La tendenza di quest’anno? “Sicuramente i reali d’Inghilterra, vista la notizia della gravidanza di Kate, ho realizzato la coppia in tempi record ed hanno riscosso molto successo”. Così Genny Di Virgilio, giovane eccellenza napoletana tra i maestri presepiali, ricercati e raffinati autori di un’arte povera, popolare, nobile e storica, sinomino della tradizione napoletana. Una tradizione che sa sempre essere al passo con i tempi e si dimostra ogni volta capace di interpretare con ironia la vita contemporanea trasformando le “solite” statuine del presepe in personaggi dei tempi moderni. 
 
Nulla di sacrilego, anzi. Proprio al di là dei simboli religiosi che richiama, il presepe è amato anche da chi è poco osservante o dichiaratamente laico, perché è il luogo dove sacro e profano, spiritualità e vita quotidiana, mi-seria e nobiltà convivono, come nella vita reale.
 
Kate e William quest’anno la fanno da padroni ma è già stata la volta di Obama con la corona post-elettorale, del compianto Lucio Dalla, di Berlusconi pronto a ritornare in campo, di Napolitano, Papa Benedetto XVI, Matteo Renzi in versione rottamatore, Beppe Grillo, Belen e la farfallina sanremese. In passato è toccato a molti altri, anche oltrepassando i confini nazionali: Michael Jackson, Carla Bruni e Nicholas Sarkozy, la regina Elisabetta d’Inghilterra, il segretario Onu Ban Ki-Moon, Maradona, Michael Schumacher…
 
“O’ Presebbio”, come si dovrebbe dire per correttezza dialettale, insieme agli zampognari, alla tombola ed al menu della cena della Vigilia di Natale (24 dicembre), è uno dei simboli più intensi, classici e sentiti della tradizione natalizia.
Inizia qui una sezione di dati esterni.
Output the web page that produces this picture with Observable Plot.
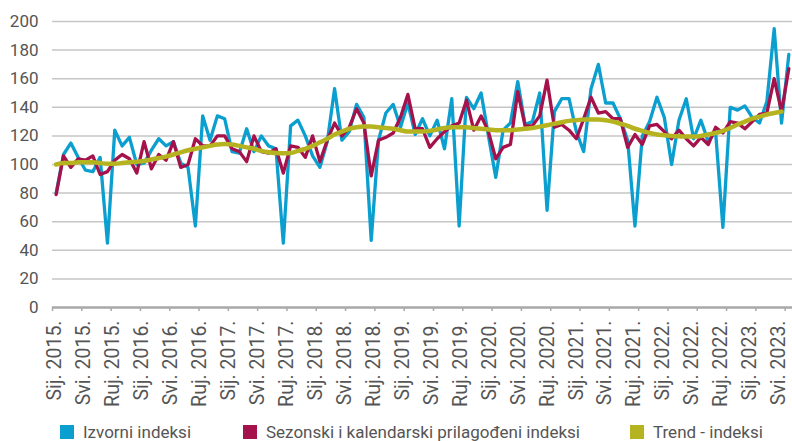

Il termine “o’ Presebbio” (così come quello italiano presepe o presepio) deriva dal latino praesepe o praesepium che significa “mangiatoia”. Ed il presepe napoletano, così come in tutte le altre regioni cristiane dove esisteva la tradizione del presepe (il primo viene menzionato in un documento del 1025 nella Chiesa di S. Maria del presepe), raffigurava la scena classica della Natività, con il bambino nella mangiatoia, la Madonna e San Giuseppe, il bue e l’asinello. Poi nel Seicento si comincia ad introdurre scene di vita quotidiana, personaggi reali come i venditori di frutta o di carne o i pastori con le pecore per rappresentare la gente del popolo e le varie attività lavorative, come un’istantanea dei tempi e dei commerci che si svolgevano lungo tutto l’anno.
 

Le statuine del principe William e di Kate Middleton incinta

La novità fu accolta favorevolmente e gli artigiani resero tali scene sempre più dettagliate e particolareggiate, raggiungendo l’apice rappresentativa nel Settecento, il cosiddetto secolo d’oro del presepe napoletano. Fu allora che uscì dalle chiese dove era stato oggetto di devozione religiosa, per entrare nelle case dell’aristocrazia e divenire oggetto di un culto più frivolo e mondano. Sempre in quel periodo  formalizzò la sua configurazione artistica: i personaggi sono realizzati con manichini in filo metallico ricoperto di stoppa, le teste e gli arti in legno dipinto, che poi sarà gradualmente sostituito dalla terracotta policroma. E sempre allora si definiscono alcuni personaggi “classici”: Benino, il pastore che dorme, il vinaio e Cicci Bacco, dio del vino e retaggio delle antiche divinità pagane che si presenta spesso davanti alla cantina con un fiasco in mano, il pescatore di anime, il monaco letto in chiave dissacrante, come simbolo di un’unione tra sacro e profano come quella che si realizza nel presepe napoletano.
 
Oggi si è aggiunta un’altra tradizione: nel periodo natalizio si passeggia in una calca inimmaginabile (per chi non l’ha sperimentata) tra le bancarelle della via dei presepi, via San Gregorio Armeno, dove si possono ammirare e acquistare natività, presepi e statuine minuziosamente elaborate e decorate a mano.